Wednesday 4 February 2009

Give PLEs a chance

This is my penultimate post in the series reviewing the new book 'Connected Minds, Emerging Cultures'. This post features Graham Attwell's chapter on the social impact of personal learning environments (PLEs). Graham, as director of the Wales based independent research agency Pontydysgu (Bridge to Learning) is deeply embroiled in the study of emerging learning technologies. In his chapter, he concentrates on learning in the workplace, and predicts that PLEs will have:

a profound effect in systems for teaching and learning, on pedagogic approaches to learning, and on knowledge development and sharing (p 120).
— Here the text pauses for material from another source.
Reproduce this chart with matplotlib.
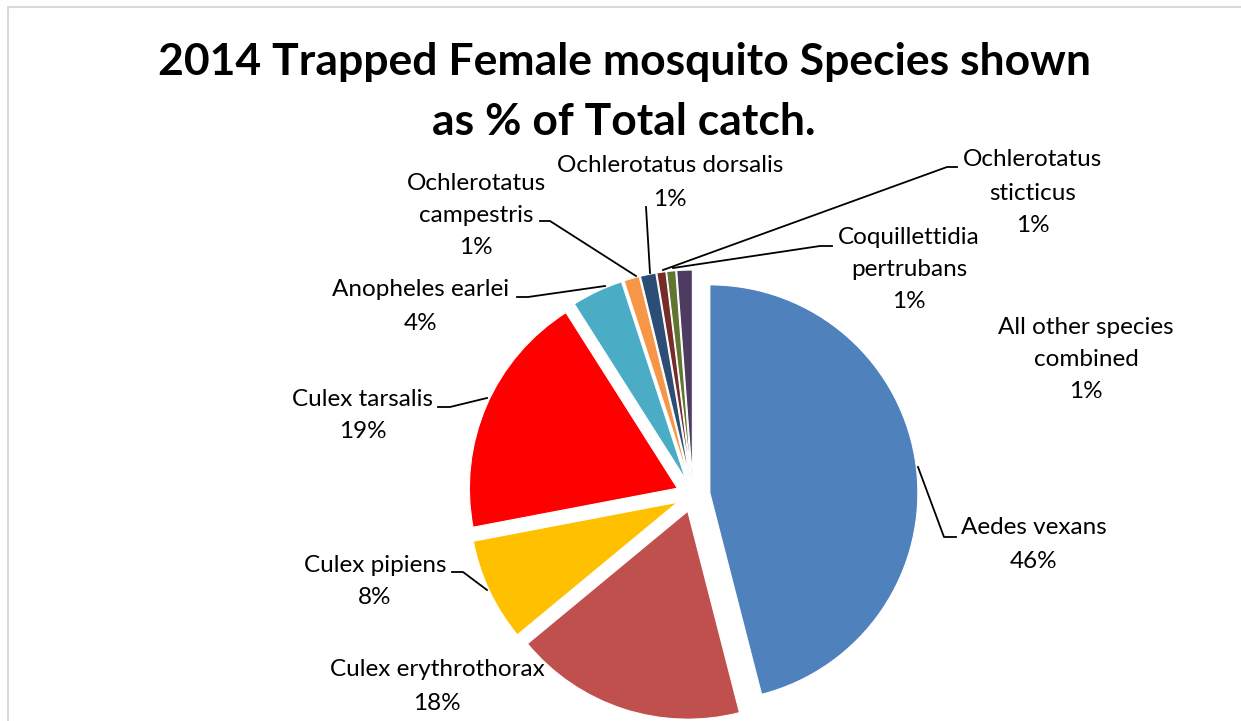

Graham Attwell shows how industrial models of education and training fail to address the needs of contemporary society, and argues that it is the PLE concept, with all its associated content generation and sharing tools, that will provide solutions. He argues that most learning takes place informally outside the boundaries of traditional school environment:

Learning is taking place through engagement in social networking, both by young people of school age and by older people in work. Furthermore, learning takes place in multiple contexts, in work, in the community, and in the home as well as in the school, yet our schooling systems remain wedded to attainment against a narrow curriculum of formal knowledge. Informal learning is hardly acknowledged, less still fostered and facilitated (p 125-6).

Attwell makes some compelling arguments for change in the school system, calling on teachers to revisit the concept of learning. For him, the PLE is the weapon of choice for those who want to survive and thrive in the shifting sands of a challenging and volatile world of work. It's another cracking read for all those who are interested in how learning technologies, education and training will prosper in the coming decade.